16. In view of the submissions at the bar, we have examined the questions. The amount which is sought to be attributed as gain from fluctuation of foreign exchange no-doubt might have been due to some fluctuation but as these are amounts received in Indian currency as the total amount that an exporter receives ultimately for the export of the goods,- it should be taken together with the value of the goods itself in which event, in our opinion, even the amount said to be attributable to the fluctuation in the foreign-exchange rate forms part of the value of the export goods and cannot be distinguished there from. In fact the converse of this viz., if the fluctuation in foreign exchange brought down the value, an assessee cannot claim that this amount should be excluded and the export value maintained at a higher figure.

17. Though it may be an aspect beyond the control of the assessee or the revenue, it does affect the actual value of the exported goods either way. We are of the opinion that the tribunal has not committed any error on this aspect. Therefore, there is no occasion to exclude 90% of the amount attributable to export gains from the foreign exchange rate fluctuation and accordingly, we answer the first question against the revenue and in favour of the assessee.”
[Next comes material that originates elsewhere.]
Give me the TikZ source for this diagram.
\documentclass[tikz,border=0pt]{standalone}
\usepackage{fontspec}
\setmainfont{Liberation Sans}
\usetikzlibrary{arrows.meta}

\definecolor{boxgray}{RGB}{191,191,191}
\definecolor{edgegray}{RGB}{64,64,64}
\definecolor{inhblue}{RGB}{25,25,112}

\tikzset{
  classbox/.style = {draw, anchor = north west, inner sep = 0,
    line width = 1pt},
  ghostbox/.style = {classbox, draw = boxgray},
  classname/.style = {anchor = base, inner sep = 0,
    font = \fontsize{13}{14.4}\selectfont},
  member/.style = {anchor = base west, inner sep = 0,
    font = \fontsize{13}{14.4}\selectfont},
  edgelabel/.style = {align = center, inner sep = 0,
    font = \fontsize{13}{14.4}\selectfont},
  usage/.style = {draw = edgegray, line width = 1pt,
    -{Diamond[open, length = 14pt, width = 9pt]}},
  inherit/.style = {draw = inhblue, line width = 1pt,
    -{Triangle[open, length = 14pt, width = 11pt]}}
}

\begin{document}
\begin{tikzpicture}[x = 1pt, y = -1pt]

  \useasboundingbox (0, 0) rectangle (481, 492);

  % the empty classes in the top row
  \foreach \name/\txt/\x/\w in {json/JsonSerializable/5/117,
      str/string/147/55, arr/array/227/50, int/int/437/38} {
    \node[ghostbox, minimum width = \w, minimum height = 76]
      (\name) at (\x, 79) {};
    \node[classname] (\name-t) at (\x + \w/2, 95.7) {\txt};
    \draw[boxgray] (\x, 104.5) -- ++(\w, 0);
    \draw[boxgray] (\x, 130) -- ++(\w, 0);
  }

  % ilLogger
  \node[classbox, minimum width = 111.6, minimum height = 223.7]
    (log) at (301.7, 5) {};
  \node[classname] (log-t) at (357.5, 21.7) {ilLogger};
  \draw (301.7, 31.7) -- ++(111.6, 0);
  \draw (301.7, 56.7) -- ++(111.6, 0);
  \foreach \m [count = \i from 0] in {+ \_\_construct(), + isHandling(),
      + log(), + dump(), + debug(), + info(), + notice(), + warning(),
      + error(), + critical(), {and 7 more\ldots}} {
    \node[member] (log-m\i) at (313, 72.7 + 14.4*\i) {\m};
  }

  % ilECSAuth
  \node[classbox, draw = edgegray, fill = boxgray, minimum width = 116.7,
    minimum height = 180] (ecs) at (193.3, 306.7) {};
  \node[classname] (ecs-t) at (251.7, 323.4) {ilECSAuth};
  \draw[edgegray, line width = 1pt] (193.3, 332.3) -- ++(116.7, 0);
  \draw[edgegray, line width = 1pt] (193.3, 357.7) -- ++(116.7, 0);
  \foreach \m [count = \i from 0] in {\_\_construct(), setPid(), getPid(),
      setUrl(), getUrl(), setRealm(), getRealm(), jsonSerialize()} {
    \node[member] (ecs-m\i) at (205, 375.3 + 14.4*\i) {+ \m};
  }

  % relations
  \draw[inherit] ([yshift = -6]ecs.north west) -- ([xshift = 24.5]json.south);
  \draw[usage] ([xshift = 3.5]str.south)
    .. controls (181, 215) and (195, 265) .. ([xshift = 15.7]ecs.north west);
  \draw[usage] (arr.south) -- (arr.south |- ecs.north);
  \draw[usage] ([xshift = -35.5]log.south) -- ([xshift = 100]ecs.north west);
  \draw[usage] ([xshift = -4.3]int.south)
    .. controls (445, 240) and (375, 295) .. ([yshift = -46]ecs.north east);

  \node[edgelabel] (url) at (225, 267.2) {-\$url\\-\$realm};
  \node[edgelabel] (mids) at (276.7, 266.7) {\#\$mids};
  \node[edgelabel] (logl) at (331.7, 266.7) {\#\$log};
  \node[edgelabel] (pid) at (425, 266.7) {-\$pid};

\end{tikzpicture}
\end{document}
27. Therefore, respectfully following the decision of the honourable Karnataka High Court, we also hold that 90% of the foreign-exchange gain cannot be reduced from the profits and gains of the business of the export of software while calculating deduction u/s 80HHE of the income tax act. Accordingly ground number 8 of the appeal for assessment year 2004 – 05 filed by the assessee is allowed.

28. Ground number 9 and 10 for assessment year 2004 – 05 and ground number 7 and 8 for assessment year 2005 – 06 are general grounds in the nature, no separate submissions are made by both the parties therefore, those are dismissed.

29. In the result, appeal of the assessee for assessment year 2004 – 05 and 2005 – 06 are partly allowed.

Order pronounced in the open court on 26/10/2020.